The pursuit of a happy, flourishing and prosperous life can sometimes wrongfully end up being the zero sum game of keeping up with the Joneses and buying the next ‘big thing’ that can supposedly change the way we live.
Around Christmas time, as the retail world and the marketing spin hits fever pitch, the pursuit of more can potentially create less real happiness. The pursuit of more can increase the stress associated with higher credit card debt and less cash flow.
Christmas is a time of giving – unfortunately, in the materialistic world that many of us find ourselves living in, instead of a time of giving being the main focus, it becomes clouded by Christmas being a time of buying, a time of spending.
Now, before you think this message is all bah humbug about Christmas and that I’m tapping into my ‘inner-Scrooge’, my intention in writing this post is to take this moment to STOP and instead of just thinking about what you’re going to buy, think about what you’re grateful for.
Intentional Continual Thanksgiving
The Americans celebrate Thanksgiving before Christmas, and there’s a bigger ‘life’ message in the idea of celebrating that which we are thankful and grateful for… and it oughtn’t be celebrated just once a year and then forgotten until the next year.

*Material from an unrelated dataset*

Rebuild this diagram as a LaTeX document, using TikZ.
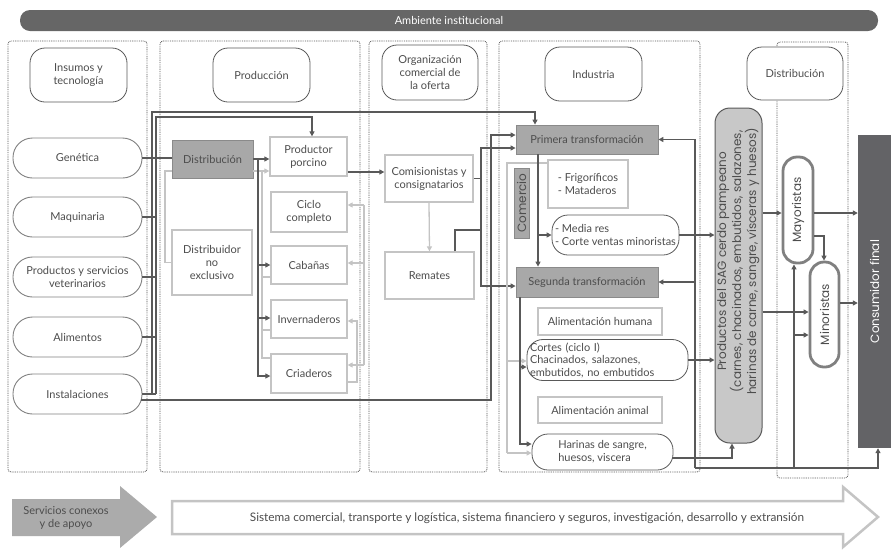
\documentclass[tikz,border=0pt]{standalone}
\usepackage{fontspec}
\setmainfont{Lato}
\newfontfamily\widefont{Poppins}
\usetikzlibrary{arrows.meta,calc}
\definecolor{txtgray}{HTML}{4D4D4D}
\definecolor{linedark}{HTML}{595959}
\definecolor{linelight}{HTML}{C4C4C4}
\definecolor{pillgray}{HTML}{808080}
\definecolor{boxgray}{HTML}{A8A8A8}
\definecolor{boxedge}{HTML}{8A8A8A}
\definecolor{saggray}{HTML}{C8C8C8}
\definecolor{consgray}{HTML}{636366}
\definecolor{bannergray}{HTML}{666666}
\definecolor{svcgray}{HTML}{ABABAB}
\tikzset{
	column/.style={draw=linedark, line width=0.8pt, dash pattern=on 0.9pt off 0.9pt, rounded corners=3pt},
	header/.style={draw=linedark, line width=0.8pt, fill=white, rounded corners=15pt, minimum width=97pt, minimum height=54pt, align=center},
	insumo/.style={draw=pillgray, line width=0.9pt, fill=white, rounded corners=19.5pt, minimum width=129pt, minimum height=40pt, align=center},
	graybox/.style={draw=boxedge, fill=boxgray, line width=0.8pt, align=center},
	lightbox/.style={draw=linelight, fill=white, line width=1.3pt, align=center},
	pill/.style={draw=linedark, line width=0.8pt, fill=white, rounded corners=16pt, align=left},
	thickpill/.style={draw=pillgray, line width=2.8pt, fill=white, rounded corners=14pt},
	widetext/.style={font=\widefont\fontsize{12}{12.5}\selectfont},
	dkline/.style={draw=linedark, line width=1.3pt},
	dkarrow/.style={dkline, -{Triangle[length=5pt,width=5pt]}},
	ltline/.style={draw=linelight, line width=1.3pt},
	ltarrow/.style={ltline, -{Triangle[length=5pt,width=5pt]}}
}
\begin{document}
\begin{tikzpicture}[x=1pt, y=-1pt, font=\fontsize{11}{13}\selectfont, text=txtgray, inner sep=2pt]
	\useasboundingbox (0,0) rectangle (891,550);
	\fill[bannergray, rounded corners=10pt] (20,10) rectangle (878,31);
	\node[text=white] (amb) at (449,20.5) {Ambiente institucional};

	\draw[column] (8,41) rectangle (147,472);
	\draw[column] (160,41) rectangle (360,472);
	\draw[column] (369,41) rectangle (487,472);
	\draw[column] (499,41) rectangle (700,472);
	\draw[column] (777,42) rectangle (848,478);

	\node[header] (hins) at (78.5,75) {Insumos y\\tecnología};
	\node[header] (hprod) at (261.5,75) {Producción};
	\node[header, minimum width=96pt, minimum height=55pt] (horg) at (430,72.5) {Organización\\comercial de\\la oferta};
	\node[header] (hind) at (593.5,74) {Industria};
	\node[header, minimum width=96pt, minimum height=53pt] (hdis) at (795,73.5) {Distribución};

	\node[insumo] (gen) at (77.5,158) {Genética};
	\node[insumo] (maq) at (77.5,217) {Maquinaria};
	\node[insumo] (vet) at (77.5,277) {Productos y servicios\\veterinarios};
	\node[insumo] (ali) at (77.5,337) {Alimentos};
	\node[insumo] (ins) at (77.5,394) {Instalaciones};

	\node[graybox, minimum width=81pt, minimum height=38pt] (distr) at (212.5,159) {Distribución};
	\node[lightbox, minimum width=80pt, minimum height=65pt] (dne) at (212,262.5) {Distribuidor\\no\\exclusivo};
	\node[lightbox, minimum width=77pt, minimum height=39pt] (pp) at (308.5,156.5) {Productor\\porcino};
	\node[lightbox, minimum width=76pt, minimum height=40pt] (cc) at (309,212) {Ciclo\\completo};
	\node[lightbox, minimum width=76pt, minimum height=38pt] (cab) at (309,265) {Cabañas};
	\node[lightbox, minimum width=76pt, minimum height=38pt, inner sep=1pt] (inv) at (309,319) {Invernaderos};
	\node[lightbox, minimum width=76pt, minimum height=39pt] (cri) at (309,373.5) {Criaderos};

	\node[lightbox, minimum width=88pt, minimum height=47pt, inner sep=1pt] (com) at (429,178.5) {Comisionistas y\\consignatarios};
	\node[lightbox, minimum width=89pt, minimum height=47pt] (rem) at (429.5,275.5) {Remates};

	\node[graybox, minimum width=142pt, minimum height=29pt] (pri) at (587,139.5) {Primera transformación};
	\node[graybox, minimum width=142pt, minimum height=30pt] (seg) at (587,282) {Segunda transformación};
	\node[graybox, widetext, minimum width=15pt, minimum height=70pt, inner sep=0pt] (comr) at (521.5,203) {\rotatebox{90}{Comercio}};
	\node[lightbox, minimum width=80pt, minimum height=48pt, align=left] (fri) at (588,184) {- Frigoríficos\\- Mataderos};
	\node[pill, minimum width=127pt, minimum height=40pt, inner sep=1pt] (mr) at (615.5,235) {- Media res\\- Corte ventas minoristas};
	\node[lightbox, minimum width=124pt, minimum height=27pt] (ah) at (600,321.5) {Alimentación humana};
	\node[pill, minimum width=161pt, minimum height=40pt, text width=155pt, inner sep=3pt, font=\fontsize{11}{12.5}\selectfont] (cor) at (607.5,360) {Cortes (ciclo I)\\Chacinados, salazones,\\embutidos, no embutidos};
	\node[lightbox, minimum width=124pt, minimum height=26pt] (aa) at (600,410) {Alimentación animal};
	\node[pill, minimum width=141pt, minimum height=36pt] (har) at (602.5,452) {Harinas de sangre,\\huesos, viscera};

	\node[draw=linedark, line width=1pt, fill=saggray, rounded corners=15pt, minimum width=47pt, minimum height=335pt, widetext, inner sep=0pt] (sag) at (738.5,275.5) {\rotatebox{90}{\hspace{28pt}\begin{tabular}{@{}c@{}}Productos del SAG cerdo pampeano\\(carnes, chacinados, embutidos, salazones,\\harinas de carne, sangre, vísceras y huesos)\end{tabular}}};
	\node[thickpill, widetext, minimum width=30pt, minimum height=106pt, inner sep=0pt] (may) at (798,210) {\rotatebox{90}{Mayoristas}};
	\node[thickpill, widetext, minimum width=29pt, minimum height=105pt, inner sep=0pt] (min) at (824.5,314.5) {\rotatebox{90}{Minoristas}};
	\node[fill=consgray, text=white, widetext, minimum width=33pt, minimum height=313pt] (cons) at (874.5,291.5) {\rotatebox{90}{Consumidor final}};

	\draw[dkline] (gen.east) -- (gen.east -| distr.west);
	\draw[dkarrow] (152,394) -- (152,112) -- (535,112) -- (pri.north -| 535,0);
	\draw[dkarrow] (156,394) -- (156,117) -- (312,117) -- (pp.north -| 312,0);
	\foreach \n in {maq,vet,ali,ins}
		\draw[dkline] (\n.east) -- (\n.east -| 156,0);
	\draw[dkarrow] ($(ins.east)+(-1,6)$) -- (491,400) -- (491,135) -- (pri.west |- 0,135);

	\draw[ltline] (dne.west) -- (165,262.5) -- (165,171) -- (distr.west |- 0,171);
	\draw[ltarrow] (distr.east |- 0,171) -- (pp.west |- 0,171);
	\draw[ltline] (262,171) -- (262,358) -- (cri.west |- 0,358);
	\draw[ltline] (262,277) -- (cab.west |- 0,277);
	\draw[ltline] (262,330) -- (inv.west |- 0,330);
	\draw[dkarrow] (distr.east) -- (distr.east -| pp.west);
	\draw[dkarrow] (258,159) |- (cri.west |- 0,376);
	\draw[dkarrow] (258,265) -- (cab.west);
	\draw[dkarrow] (258,318) -- (inv.west |- 0,318);

	\draw[ltline] (364,205) -- (364,365);
	\draw[ltarrow] (364,205) -- (cc.east |- 0,205);
	\draw[ltarrow] (364,263) -- (cab.east |- 0,263);
	\draw[ltarrow] (364,365) -- (cri.east |- 0,365);
	\draw[ltarrow] (cri.east |- 0,382) -- (357,382) -- (357,321) -- (inv.east |- 0,321);

	\draw[dkarrow] (pp.east |- 0,172) -- (com.west |- 0,172);
	\draw[ltarrow] (com.south) -- (rem.north);
	\draw[dkline] (com.east) -- (481,178.5);
	\draw[dkline] (455,0 |- rem.north) |- (481,230);
	\draw[dkarrow] (481,178.5) |- (pri.west |- 0,148);
	\draw[dkarrow] (481,178.5) |- (seg.west |- 0,286);

	\draw[ltline] (fri.west |- 0,163) -- (507,163) -- (507,453);
	\draw[ltarrow] (507,453) -- (har.west |- 0,453);
	\draw[ltarrow] (507,361) -- (cor.west |- 0,361);
	\draw[dkarrow] (538,0 |- pri.south) -- (538,0 |- seg.north);
	\draw[dkarrow] (538,235) -- (mr.west);
	\draw[dkarrow] (520,0 |- seg.south) -- (520,444) -- (har.west |- 0,444);
	\draw[dkarrow] (520,367) -- (cor.west |- 0,367);

	\draw[dkarrow] (mr.east) -- (mr.east -| sag.west);
	\draw[dkarrow] (cor.east) -- (cor.east -| sag.west);
	\draw[dkarrow] ($(har.east)+(-1,6)$) -- (732,458) -- (sag.south -| 732,0);
	\draw[dkarrow] (695,468) -- (695,139.5) -- (pri.east);
	\draw[dkarrow] (695,282) -- (seg.east);
	\draw[dkarrow] (695,468) -- (878,468) -- (cons.south -| 878,0);
	\draw[dkarrow] (794,468) -- (may.south -| 794,0);
	\draw[dkarrow] (794,335) -- (min.west |- 0,335);

	\draw[dkarrow] (sag.east |- 0,213) -- (may.west |- 0,213);
	\draw[dkarrow] (sag.east |- 0,312) -- (min.west |- 0,312);
	\draw[dkarrow] (may.east |- 0,236) -- (824,236) -- (min.north -| 824,0);
	\draw[dkarrow] (may.east |- 0,213) -- (cons.west |- 0,213);
	\draw[dkarrow] (min.east |- 0,303) -- (cons.west |- 0,303);

	\fill[svcgray] (12,499) -- (120,499) -- (120,486) -- (157,517) -- (120,548) -- (120,536) -- (12,536) -- cycle;
	\node[align=center] (svc) at (66,517.5) {Servicios conexos\\y de apoyo};
	\draw[linelight, line width=2.5pt, miter limit=20] (172,501) -- (843,501) -- (843,487) -- (878,517) -- (843,547) -- (843,534) -- (172,534) -- cycle;
	\node[font=\fontsize{11.8}{14}\selectfont] (sist) at (527,518) {Sistema comercial, transporte y logística, sistema financiero y seguros, investigación, desarrollo y extransión};
\end{tikzpicture}
\end{document}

This is not a message about not buying. It’s a message about the powerfully positive inner contentment that focusing on that which we are grateful for in our lives can bring to each of us. Take a moment to reflect on what you’re grateful for, not just the material things that you possess in your life, but on the relationships and the experiences you’ve shared with others throughout your life.
Intentionomics is about the economics of your intentions – the impact of your intentions on yourself and on others. When you have the intention to give with gratitude and to receive with gratitude, it brings an even more special feeling that can often be missed at this special time of year.